>> Start

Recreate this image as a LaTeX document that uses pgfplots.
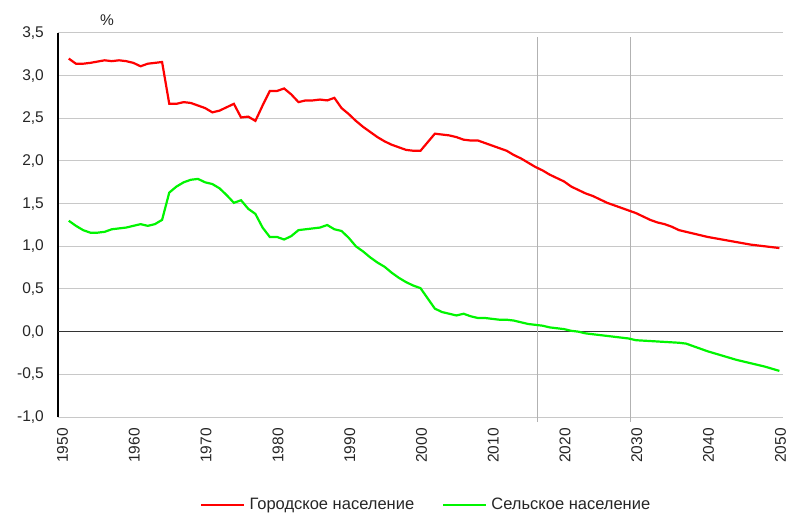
\documentclass[border=0pt]{standalone}
\usepackage{fontspec}
\setmainfont{Liberation Sans}
\usepackage{pgfplots}
\pgfplotsset{compat=1.18}
\definecolor{urb}{RGB}{255,0,0}
\definecolor{rur}{RGB}{0,245,0}
\definecolor{gridc}{RGB}{200,200,200}

\begin{document}
\begin{tikzpicture}
\path[use as bounding box] (-58pt,-96pt) rectangle (731pt,417pt);
\begin{axis}[
  at={(0pt,0pt)}, anchor=south west,
  scale only axis, width=725pt, height=384pt,
  xmin=1949.5, xmax=2050.5,
  ymin=-1, ymax=3.5,
  xtick={1950,1960,...,2050},
  ytick={-1,-0.5,...,3.5},
  major tick length=0pt,
  ymajorgrids, grid style={gridc, line width=1pt},
  axis x line=bottom, axis y line=left,
  x axis line style={-, gridc, line width=1pt},
  y axis line style={-, black, line width=1.3pt},
  /pgf/number format/assume math mode=true,
  xticklabel style={font=\fontsize{15.5}{18}\selectfont, color=black!85,
    rotate=90, anchor=east, inner sep=1pt, xshift=-10pt, yshift=-1pt,
    /pgf/number format/1000 sep={}},
  yticklabel style={font=\fontsize{15.5}{18}\selectfont, color=black!85,
    inner sep=1pt, xshift=-13pt,
    /pgf/number format/.cd, fixed, fixed zerofill, precision=1, use comma},
  legend style={at={(axis description cs:0.508,-0.229)}, anchor=center,
    draw=none, font=\fontsize{16.5}{19}\selectfont, text=black!85,
    legend columns=2, column sep=2pt, inner sep=0pt,
    /tikz/every even column/.append style={column sep=26pt}},
  legend image code/.code={\draw[#1] (0pt,0pt) -- (43pt,0pt);},
  clip=false,
]
\draw[black!80, line width=1pt] (axis cs:1949.5,0) -- (axis cs:2050.5,0);
\draw[gray!60, line width=1pt] (axis cs:2016.3,-1.06) -- (axis cs:2016.3,3.45);
\draw[gray!60, line width=1pt] (axis cs:2029.3,-1.06) -- (axis cs:2029.3,3.45);
\addplot[urb, line width=2.2pt] coordinates {
  (1951,3.20)(1952,3.14)(1953,3.14)(1954,3.15)(1956,3.18)(1957,3.17)
  (1958,3.18)(1959,3.17)(1960,3.15)(1961,3.11)(1962,3.14)(1963,3.15)
  (1964,3.16)(1965,2.67)(1966,2.67)(1967,2.69)(1968,2.68)(1969,2.65)
  (1970,2.62)(1971,2.57)(1972,2.59)(1973,2.63)(1974,2.67)(1975,2.51)
  (1976,2.52)(1977,2.47)(1978,2.65)(1979,2.82)(1980,2.82)(1981,2.85)
  (1982,2.78)(1983,2.69)(1984,2.71)(1985,2.71)(1986,2.72)(1987,2.71)
  (1988,2.74)(1989,2.62)(1990,2.55)(1991,2.47)(1992,2.40)(1993,2.34)
  (1994,2.28)(1995,2.23)(1996,2.19)(1997,2.16)(1998,2.13)(1999,2.12)
  (2000,2.12)(2001,2.22)(2002,2.32)(2003,2.31)(2004,2.30)(2005,2.28)
  (2006,2.25)(2007,2.24)(2008,2.24)(2009,2.21)(2010,2.18)(2011,2.15)
  (2012,2.12)(2013,2.07)(2014,2.03)(2015,1.98)(2016,1.93)(2017,1.89)
  (2018,1.84)(2019,1.80)(2020,1.76)(2021,1.70)(2022,1.66)(2023,1.62)
  (2024,1.59)(2025,1.55)(2026,1.51)(2027,1.48)(2028,1.45)(2029,1.42)
  (2030,1.39)(2031,1.35)(2032,1.31)(2033,1.28)(2034,1.26)(2035,1.23)
  (2036,1.19)(2037,1.17)(2038,1.15)(2039,1.13)(2040,1.11)(2042,1.08)
  (2044,1.05)(2046,1.02)(2048,1.00)(2050,0.98)
};
\addlegendentry{Городское население}
\addplot[rur, line width=2.2pt] coordinates {
  (1951,1.30)(1952,1.24)(1953,1.19)(1954,1.16)(1955,1.16)(1956,1.17)
  (1957,1.20)(1958,1.21)(1959,1.22)(1960,1.24)(1961,1.26)(1962,1.24)
  (1963,1.26)(1964,1.31)(1965,1.63)(1966,1.70)(1967,1.75)(1968,1.78)
  (1969,1.79)(1970,1.75)(1971,1.73)(1972,1.68)(1973,1.60)(1974,1.51)
  (1975,1.54)(1976,1.44)(1977,1.38)(1978,1.22)(1979,1.11)(1980,1.11)
  (1981,1.08)(1982,1.12)(1983,1.19)(1984,1.20)(1985,1.21)(1986,1.22)
  (1987,1.25)(1988,1.20)(1989,1.18)(1990,1.10)(1991,1.00)(1992,0.94)
  (1993,0.87)(1994,0.81)(1995,0.76)(1996,0.69)(1997,0.63)(1998,0.58)
  (1999,0.54)(2000,0.51)(2001,0.39)(2002,0.27)(2003,0.23)(2004,0.21)
  (2005,0.19)(2006,0.21)(2007,0.18)(2008,0.16)(2009,0.16)(2010,0.15)
  (2011,0.14)(2012,0.14)(2013,0.13)(2014,0.11)(2015,0.09)(2016,0.08)
  (2017,0.07)(2018,0.05)(2019,0.04)(2020,0.03)(2021,0.01)(2022,0.00)
  (2023,-0.02)(2024,-0.03)(2025,-0.04)(2026,-0.05)(2027,-0.06)(2028,-0.07)
  (2029,-0.08)(2030,-0.10)(2032,-0.11)(2034,-0.12)(2036,-0.13)(2037,-0.14)
  (2038,-0.17)(2040,-0.23)(2042,-0.28)(2044,-0.33)(2046,-0.37)(2048,-0.41)
  (2050,-0.46)
};
\addlegendentry{Сельское население}
\end{axis}
\node[font=\fontsize{15.5}{18}\selectfont, text=black!85] at (49pt,397pt) {\%};
\end{tikzpicture}
\end{document}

>> End

Task objective
Tally the lines above that contain the word "image", and reply with only the number.

Solution to this task
2